Ndxy_hysteresis_ft = 20
dxy_hysteresis0_ft = 5
dxy_hysteresis1_ft = 1000
dxy_hysteresis_ft  = np.linspace(dxy_hysteresis0_ft,
                                 dxy_hysteresis1_ft,
                                 Ndxy_hysteresis_ft)


# shape (Nele,Ndxy,2)
gain,distance = \
    nps.mv( filter_track( nps.dummy(ele_hysteresis_ft_all,-1),
                          dxy_hysteresis_ft),
            -1,0 )


# Stolen from mrcal
def options_heatmap_with_contours( plotoptions, # we update this on output

                                   *,
                                   contour_min           = 0,
                                   contour_max,
                                   contour_increment     = None,
                                   do_contours           = True,
                                   contour_labels_styles = 'boxed',
                                   contour_labels_font   = None):
    r'''Update plotoptions, return curveoptions for a contoured heat map'''

    gp.add_plot_option(plotoptions,
                       'set',
                       ('view equal xy',
                        'view map'))

    if do_contours:
        if contour_increment is None:
            # Compute a "nice" contour increment. I pick a round number that gives
            # me a reasonable number of contours

            Nwant = 10
            increment = (contour_max - contour_min)/Nwant

            # I find the nearest 1eX or 2eX or 5eX
            base10_floor = np.power(10., np.floor(np.log10(increment)))

            # Look through the options, and pick the best one
            m   = np.array((1., 2., 5., 10.))
            err = np.abs(m * base10_floor - increment)
            contour_increment = -m[ np.argmin(err) ] * base10_floor

        gp.add_plot_option(plotoptions,
                           'set',
                           ('key box opaque',
                            'style textbox opaque',
                            'contour base',
                            f'cntrparam levels incremental {contour_max},{contour_increment},{contour_min}'))

        if contour_labels_font is not None:
            gp.add_plot_option(plotoptions,
                               'set',
                               f'cntrlabel format "%d" font "{contour_labels_font}"' )
        else:
            gp.add_plot_option(plotoptions,
                               'set',
                               f'cntrlabel format "%.0f"' )

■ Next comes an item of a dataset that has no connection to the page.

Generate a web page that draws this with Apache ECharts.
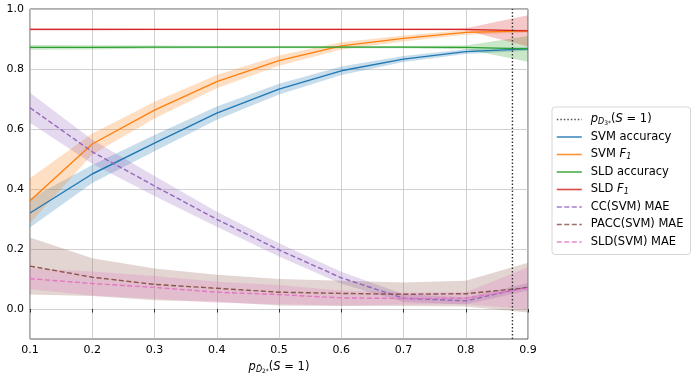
<!DOCTYPE html>
<html>
<head>
<meta charset="utf-8">
<script src="https://cdn.jsdelivr.net/npm/echarts@6/dist/echarts.min.js"></script>
<style>
html, body { margin: 0; padding: 0; background: #fff; }
#chart { width: 697px; height: 379px; }
</style>
</head>
<body>
<div id="chart"></div>
<script>
// x positions (prevalence of the test set)
const xValues = [0.1, 0.2, 0.3, 0.4, 0.5, 0.6, 0.7, 0.8, 0.9];
const yLabelValues = [0.0, 0.2, 0.4, 0.6, 0.8, 1.0];
const trainPrev = 0.875;

// mean and std of each curve
const svmAcc = [0.320, 0.450, 0.553, 0.653, 0.733, 0.794, 0.833, 0.858, 0.867];
const svmAccStd = [0.048, 0.030, 0.027, 0.022, 0.018, 0.014, 0.010, 0.008, 0.006];
const svmF1 = [0.361, 0.550, 0.663, 0.758, 0.828, 0.877, 0.902, 0.922, 0.927];
const svmF1Std = [0.075, 0.035, 0.028, 0.022, 0.017, 0.012, 0.010, 0.008, 0.005];
const sldAcc = [0.872, 0.872, 0.873, 0.873, 0.873, 0.873, 0.873, 0.872, 0.867];
const sldAccStd = [0.008, 0.007, 0.005, 0.004, 0.004, 0.004, 0.004, 0.006, 0.043];
const sldF1 = [0.932, 0.932, 0.932, 0.932, 0.932, 0.932, 0.932, 0.932, 0.927];
const sldF1Std = [0.004, 0.004, 0.003, 0.003, 0.003, 0.003, 0.003, 0.004, 0.052];
const ccMae = [0.671, 0.524, 0.410, 0.299, 0.197, 0.104, 0.036, 0.027, 0.074];
const ccMaeStd = [0.050, 0.040, 0.033, 0.025, 0.022, 0.020, 0.013, 0.012, 0.013];
const paccMae = [0.143, 0.106, 0.082, 0.069, 0.056, 0.052, 0.049, 0.051, 0.071];
const paccMaeStd = [0.095, 0.063, 0.053, 0.045, 0.044, 0.042, 0.039, 0.043, 0.083];
const sldMae = [0.101, 0.085, 0.072, 0.056, 0.048, 0.037, 0.035, 0.036, 0.069];
const sldMaeStd = [0.035, 0.040, 0.038, 0.035, 0.032, 0.025, 0.020, 0.020, 0.070];

const yMin = -0.1;
const yMax = 1.0;

const chart = echarts.init(document.getElementById('chart'));

function pairs(vals) {
    return xValues.map((x, i) => [x, vals[i]]);
}

// shaded band (mean +- std) as one polygon through the axes
function band(mean, std, color) {
    return {
        type: 'custom', silent: true, z: 1, clip: true,
        data: [[xValues[0], mean[0]]],
        renderItem: (params, api) => {
            const upper = xValues.map((x, i) => api.coord([x, mean[i] + std[i]]));
            const lower = xValues.map((x, i) => api.coord([x, mean[i] - std[i]])).reverse();
            return {
                type: 'polygon',
                shape: { points: upper.concat(lower) },
                style: { fill: color, opacity: 0.25 },
            };
        },
    };
}

function curve(name, mean, color, dashed) {
    return {
        name: name, type: 'line', symbol: 'none', z: 3,
        lineStyle: { color: color, width: 1.4, type: dashed ? [5, 2.5] : 'solid' },
        itemStyle: { color: color },
        data: pairs(mean),
    };
}

const legendText = {
    'prev': '{it|p}{sub|D}{ss|3*}{n|(}{it|S}{n| = 1)}',
    'SVM accuracy': '{n|SVM accuracy}',
    'SVM F1': '{n|SVM }{it|F}{sub|1}',
    'SLD accuracy': '{n|SLD accuracy}',
    'SLD F1': '{n|SLD }{it|F}{sub|1}',
    'CC(SVM) MAE': '{n|CC(SVM) MAE}',
    'PACC(SVM) MAE': '{n|PACC(SVM) MAE}',
    'SLD(SVM) MAE': '{n|SLD(SVM) MAE}',
};

const richStyles = {
    n: { fontSize: 11.5, lineHeight: 13, fontFamily: 'DejaVu Sans', color: '#000' },
    it: { fontSize: 11.5, lineHeight: 13, fontFamily: 'DejaVu Sans', fontStyle: 'italic', color: '#000' },
    sub: { fontSize: 8, lineHeight: 13, fontFamily: 'DejaVu Sans', fontStyle: 'italic', color: '#000', verticalAlign: 'bottom', padding: [4, 0, 0, 0] },
    ss: { fontSize: 6, lineHeight: 13, fontFamily: 'DejaVu Sans', color: '#000', verticalAlign: 'bottom', padding: [6, 0, 0, 0] },
};

const series = [
    {
        name: 'prev', type: 'line', symbol: 'none', z: 4,
        lineStyle: { color: '#333', width: 1.4, type: [1.5, 2] },
        itemStyle: { color: '#333' },
        data: [[trainPrev, yMin], [trainPrev, yMax]],
    },
    curve('SVM accuracy', svmAcc, '#1f77b4'), band(svmAcc, svmAccStd, '#1f77b4'),
    curve('SVM F1', svmF1, '#ff7f0e'), band(svmF1, svmF1Std, '#ff7f0e'),
    curve('SLD accuracy', sldAcc, '#2ca02c'), band(sldAcc, sldAccStd, '#2ca02c'),
    curve('SLD F1', sldF1, '#d62728'), band(sldF1, sldF1Std, '#d62728'),
    curve('CC(SVM) MAE', ccMae, '#9467bd', true), band(ccMae, ccMaeStd, '#9467bd'),
    curve('PACC(SVM) MAE', paccMae, '#8c564b', true), band(paccMae, paccMaeStd, '#8c564b'),
    curve('SLD(SVM) MAE', sldMae, '#e377c2', true), band(sldMae, sldMaeStd, '#e377c2'),
];

const option = {
    animation: false,
    textStyle: { fontFamily: 'DejaVu Sans' },
    grid: {
        left: 30, top: 9, right: 169, bottom: 40,
        show: true, borderColor: '#333', borderWidth: 0.8,
    },
    legend: {
        orient: 'vertical',
        left: 552, top: 107,
        data: Object.keys(legendText),
        itemWidth: 25, itemHeight: 13, itemGap: 4.5,
        padding: [6, 7, 6, 4],
        borderColor: '#d6d6d6', borderWidth: 1, borderRadius: 3,
        selectedMode: false,
        itemStyle: { opacity: 0 },
        lineStyle: { width: 1.6, opacity: 0.85 },
        formatter: name => legendText[name],
        textStyle: { fontSize: 11.5, lineHeight: 13, color: '#000', padding: [0, 0, 0, 4], rich: richStyles },
    },
    xAxis: {
        type: 'value', min: 0.1, max: 0.9, interval: 0.1,
        name: '{it|p}{sub|D̃}{ss|2*}{n|(}{it|S}{n| = 1)}',
        nameLocation: 'middle', nameGap: 22,
        nameTextStyle: { rich: richStyles },
        axisLine: { show: false },
        axisTick: { show: true, length: 3.5, lineStyle: { color: '#333' } },
        axisLabel: { fontSize: 11, color: '#000', margin: 6, formatter: v => v.toFixed(1) },
        splitLine: { show: true, lineStyle: { color: '#c4c4c4', width: 0.8 } },
    },
    yAxis: {
        type: 'value', min: yMin, max: yMax, interval: 0.1,
        axisLine: { show: false },
        axisTick: { show: false },
        axisLabel: {
            fontSize: 11, color: '#000', margin: 6,
            formatter: v => yLabelValues.some(t => Math.abs(t - v) < 1e-6) ? v.toFixed(1) : '',
        },
        splitLine: { show: true, lineStyle: { color: ['rgba(0,0,0,0)', '#c4c4c4'], width: 0.8 } },
    },
    series: series,
};

chart.setOption(option);
</script>
</body>
</html>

        plotoptions['cbrange'] = [contour_min, contour_max]

        # I plot 3 times:
        # - to make the heat map
        # - to make the contours
        # - to make the contour labels
        _with = np.array(('image',
                          'lines nosurface',
                          f'labels {contour_labels_styles} nosurface'))
    else:
        gp.add_plot_option(plotoptions, 'unset', 'key')
        _with = 'image'

    using = \
        f'({dxy_hysteresis0_ft}+$1*{float(dxy_hysteresis1_ft-dxy_hysteresis0_ft)/(Ndxy_hysteresis_ft-1)}):' + \
        f'({ele_hysteresis0_ft}+$2*{float(ele_hysteresis1_ft-ele_hysteresis0_ft)/(Nele_hysteresis_ft-1)}):3'
    plotoptions['_3d']     = True
    plotoptions['_xrange'] = [dxy_hysteresis0_ft,dxy_hysteresis1_ft]
    plotoptions['_yrange'] = [ele_hysteresis0_ft,ele_hysteresis1_ft]
    plotoptions['ascii']   = True # needed for using to work

    gp.add_plot_option(plotoptions, 'unset', 'grid')

    return \
        dict( tuplesize=3,
              legend = "", # needed to force contour labels
              using = using,
              _with=_with)




contour_granularity = 1000
plotoptions = dict()
curveoptions = \
    options_heatmap_with_contours( plotoptions, # we update this on output
                                   # round down to the nearest contour_granularity
                                   contour_min = (np.min(gain) // contour_granularity)*contour_granularity,
                                   # round up to the nearest contour_granularity
                                   contour_max = ((np.max(gain) + (contour_granularity-1)) // contour_granularity) * contour_granularity,
                                   do_contours = True)
gp.add_plot_option(plotoptions, 'unset', 'key')
gp.add_plot_option(plotoptions, 'set', 'size square')
gp.plot(gain,
        xlabel  = "Distance hysteresis (ft)",
        ylabel  = "Elevation hysteresis (ft)",
        cblabel = "Elevation gain (ft)",
        wait = True,
        **curveoptions,
        **plotoptions,
        title    = 'Computed gain vs filtering parameters')


contour_granularity = 10
plotoptions = dict()
curveoptions = \
    options_heatmap_with_contours( plotoptions, # we update this on output
                                   # round down to the nearest contour_granularity
                                   contour_min = (np.min(distance) // contour_granularity)*contour_granularity,
                                   # round up to the nearest contour_granularity
                                   contour_max = ((np.max(distance) + (contour_granularity-1)) // contour_granularity) * contour_granularity,
                                   do_contours = True)
gp.add_plot_option(plotoptions, 'unset', 'key')
gp.add_plot_option(plotoptions, 'set', 'size square')
gp.plot(distance,
        xlabel  = "Distance hysteresis (ft)",
        ylabel  = "Elevation hysteresis (ft)",
        cblabel = "Distance (miles)",
        wait = True,
        **curveoptions,
        **plotoptions,
        title    = 'Computed distance vs filtering parameters')

Results: gain

Strava says the gain was 46307ft. The analysis says:

These show the filtered gain for different values of the distance and gain hysteresis thresholds. The same data is shown at diffent zoom levels. There's no clear sweet spot, but we get 46307ft with a reasonable amount of filtering. Maybe 46307ft is a bit low even.

Results: distance

Strava says the distance covered was 322 miles. The analysis says:

Once again, there's no sweet spot, but we get 322 miles only if we apply no filtering at all. That's clearly too high, and is not reasonable. From the map (and from other people's strava routes) the true distance is closer to 305 miles. Why those people's strava numbers are more believable is anybody's guess.